What does the text mean? This is the point when specialistst of Mycenean Greek and Linear B inscriptions begin to scratch their head. While QO-RO-QA could have been a proper name in Mycenan Greek (a lot of other names ending in -QA were found at Knossos and Pylos), the others do not admit a good meaning. Especially problematic is the phrase A-SO-NA. But if we look at it from a different perspective, taking all the Aegean scripts into consideration, not only Linear B, we might be able to get help. Because at Cyprus, on one of the Amathousian gravestones, the word A-SO-NA recurs, in a slightly different context: A-SO-NA • TU-KA • I-MI-NO-NA (a phase recurring twice in a longer text).

As for the meaning of A-SO-NA - if we looked outside of Greek as well - the Etruscan word aisuna (='divine') would offer itself as a viable parallel. Looking at the cited Eteocretan text, the meaning 'divine' can be fitted well with the context, if we equated TU-KA with Greek Tyche = Fortune (as a divinity, personification of luck). This way, the inscription would become: "I-MI-NO-NA [adj = of I-MI-N(O)] (blessed?) by divine Fortune".

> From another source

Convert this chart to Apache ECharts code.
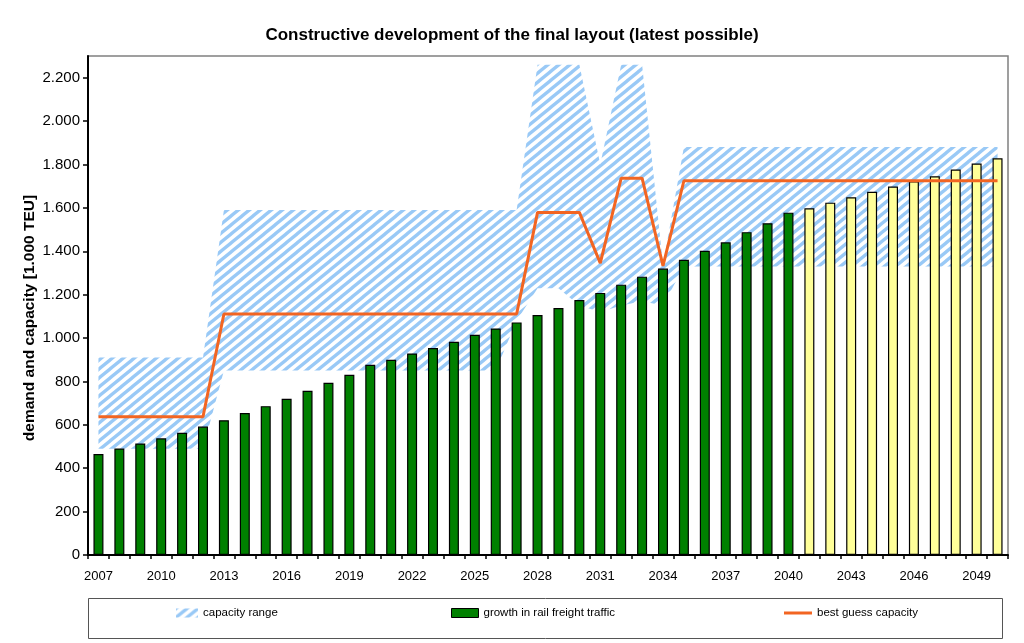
<!DOCTYPE html>
<html><head><meta charset="utf-8">
<script src="https://cdn.jsdelivr.net/npm/echarts@6/dist/echarts.min.js"></script>
<style>html,body{margin:0;padding:0;background:#fff}#c{width:1024px;height:643px}</style>
</head><body><div id="c"></div>
<script>
const years = ['2007','2008','2009','2010','2011','2012','2013','2014','2015','2016','2017','2018','2019','2020','2021','2022','2023','2024','2025','2026','2027','2028','2029','2030','2031','2032','2033','2034','2035','2036','2037','2038','2039','2040','2041','2042','2043','2044','2045','2046','2047','2048','2049','2050'];
const lastObservedYear = '2040';
const demand = [465,491,514,538,563,592,621,654,686,720,757,794,831,877,900,929,954,983,1015,1044,1072,1106,1138,1175,1208,1246,1283,1320,1361,1402,1441,1488,1529,1578,1598,1624,1649,1674,1698,1722,1746,1777,1804,1829];
const bestGuess = [637,637,637,637,637,637,1111,1111,1111,1111,1111,1111,1111,1111,1111,1111,1111,1111,1111,1111,1111,1579,1579,1579,1345,1737,1737,1333,1725,1725,1725,1725,1725,1725,1725,1725,1725,1725,1725,1725,1725,1725,1725,1725];
const capLow = [490,490,490,490,490,490,850,850,850,850,850,850,850,850,850,850,850,850,850,850,1080,1230,1230,1150,1120,1150,1170,1150,1330,1330,1330,1330,1330,1330,1330,1330,1330,1330,1330,1330,1330,1330,1330,1330];
const capHigh = [910,910,910,910,910,910,1590,1590,1590,1590,1590,1590,1590,1590,1590,1590,1590,1590,1590,1590,1590,2260,2260,2260,1800,2260,2260,1335,1880,1880,1880,1880,1880,1880,1880,1880,1880,1880,1880,1880,1880,1880,1880,1880];
const yTicks = [0,200,400,600,800,1000,1200,1400,1600,1800,2000,2200];
const yAxisTitle = 'demand and capacity [1.000 TEU]';

const FONT = 'Liberation Sans, Arial, sans-serif';
function hatchCanvas(){
  const c = document.createElement('canvas'); c.width = 11; c.height = 9;
  const g = c.getContext('2d');
  g.strokeStyle = '#99c9f6'; g.lineWidth = 3.3;
  for (const dx of [-11, 0, 11]) { g.beginPath(); g.moveTo(dx - 11, 18); g.lineTo(dx + 22, -9); g.stroke(); }
  return c;
}
const hatch = { image: hatchCanvas(), repeat: 'repeat' };
const fmt = v => String(v).replace(/\B(?=(\d{3})+(?!\d))/g, '.');

const chart = echarts.init(document.getElementById('c'), null, {renderer:'canvas'});
chart.setOption({
  animation: false,
  backgroundColor: '#fff',
  title: { text: 'Constructive development of the final layout (latest possible)', left: 'center', top: 27, padding: 0,
    textStyle: { fontFamily: FONT, fontSize: 17, fontWeight: 'bold', color: '#000' } },
  grid: { left: 88, right: 16, top: 56, bottom: 88, show: true, borderColor: '#808080', borderWidth: 1.5 },
  legend: [
    { left: 176, top: 607, padding: 0, itemWidth: 22, itemHeight: 9, textStyle: { fontFamily: FONT, fontSize: 11.5, color: '#000' },
      data: [{ name: 'capacity range', icon: 'rect', itemStyle: { color: hatch, borderWidth: 0 } }] },
    { left: 451, top: 607, padding: 0, itemWidth: 27, itemHeight: 9, textStyle: { fontFamily: FONT, fontSize: 11.5, color: '#000' },
      data: [{ name: 'growth in rail freight traffic', icon: 'rect', itemStyle: { color: '#008000', borderColor: '#000', borderWidth: 1 } }] },
    { left: 784, top: 607, padding: 0, itemWidth: 28, itemHeight: 3, textStyle: { fontFamily: FONT, fontSize: 11.5, color: '#000' },
      data: [{ name: 'best guess capacity', icon: 'rect', itemStyle: { color: '#F26522', borderWidth: 0 } }] }
  ],
  graphic: [
    { type: 'rect', left: 86, top: 596, shape: { width: 914, height: 40 }, style: { fill: 'none', stroke: '#555', lineWidth: 1 }, silent: true },
    { type: 'text', x: 30, y: 318, rotation: Math.PI / 2, silent: true,
      style: { text: yAxisTitle, align: 'center', verticalAlign: 'middle', fontFamily: FONT, fontSize: 15.5, fontWeight: 'bold', fill: '#000' } }
  ],
  xAxis: {
    type: 'category', data: years, boundaryGap: true,
    axisLine: { show: true, lineStyle: { color: '#000', width: 2 } },
    axisTick: { show: true, interval: 0, length: 4, lineStyle: { color: '#000', width: 1.5 } },
    axisLabel: { interval: 2, margin: 15, fontFamily: FONT, fontSize: 13, color: '#000' }
  },
  yAxis: {
    type: 'value', min: 0, max: 2300, interval: 200,
    splitLine: { show: false },
    axisLine: { show: true, lineStyle: { color: '#000', width: 2 } },
    axisTick: { show: true, length: 5, customValues: yTicks, lineStyle: { color: '#000', width: 1.5 } },
    axisLabel: { customValues: yTicks, margin: 8, fontFamily: FONT, fontSize: 15, color: '#000', formatter: v => fmt(v) }
  },
  series: [
    { name: 'capacity low', type: 'line', stack: 'cap', data: capLow, symbol: 'none', silent: true, z: 1,
      lineStyle: { width: 0, opacity: 0 } },
    { name: 'capacity range', type: 'line', stack: 'cap', data: capHigh.map((h, i) => h - capLow[i]), symbol: 'none', z: 1,
      color: '#99c9f6', lineStyle: { width: 0, opacity: 0 }, areaStyle: { color: hatch, opacity: 1 } },
    { name: 'growth in rail freight traffic', type: 'bar', data: demand, barWidth: 10, z: 2,
      itemStyle: { color: p => (years[p.dataIndex] > lastObservedYear ? '#FFFF99' : '#008000'), borderColor: '#000', borderWidth: 1.2 } },
    { name: 'best guess capacity', type: 'line', data: bestGuess, symbol: 'none', z: 3, color: '#F26522',
      lineStyle: { color: '#F26522', width: 3 } }
  ]
});
</script></body></html>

Now, if we go back to the pebble, and plug this meaning in, we might be able to get a good reading of the text. Despite the fact that it features a Greek-like name QO-RO-QA (a theonym?), it uses the adjective A-SO-NA, and not I-JE-RO (hieros) that would be expected from a native Mycenean Greek speaker. Thus, while the shrine might have been that of a genuine Greek divinity, the person who left this pebble apparently spoke a different language. In the light of this revelation, we may also re-interpret QA-JO as a derivation of some Non-Greek Aegean verb. Endings of this kind (-o) are relatively common in Minoan words attested in Linear A (e.g. KI-RO), where they likely represent past participles (e.g. KI-RO = 'missed', KI-RI-SI = 'is missing'). Although this is nothing more than a wild theory (as we know no verb with QA- stem in Linear A), but it was nevertheless, worth considering. Alternatively (since it is on the reverse), the term QA-JO may not continue the text on the other side - it may be a simple epithet of the divinity, or even an abbreviation - who knows?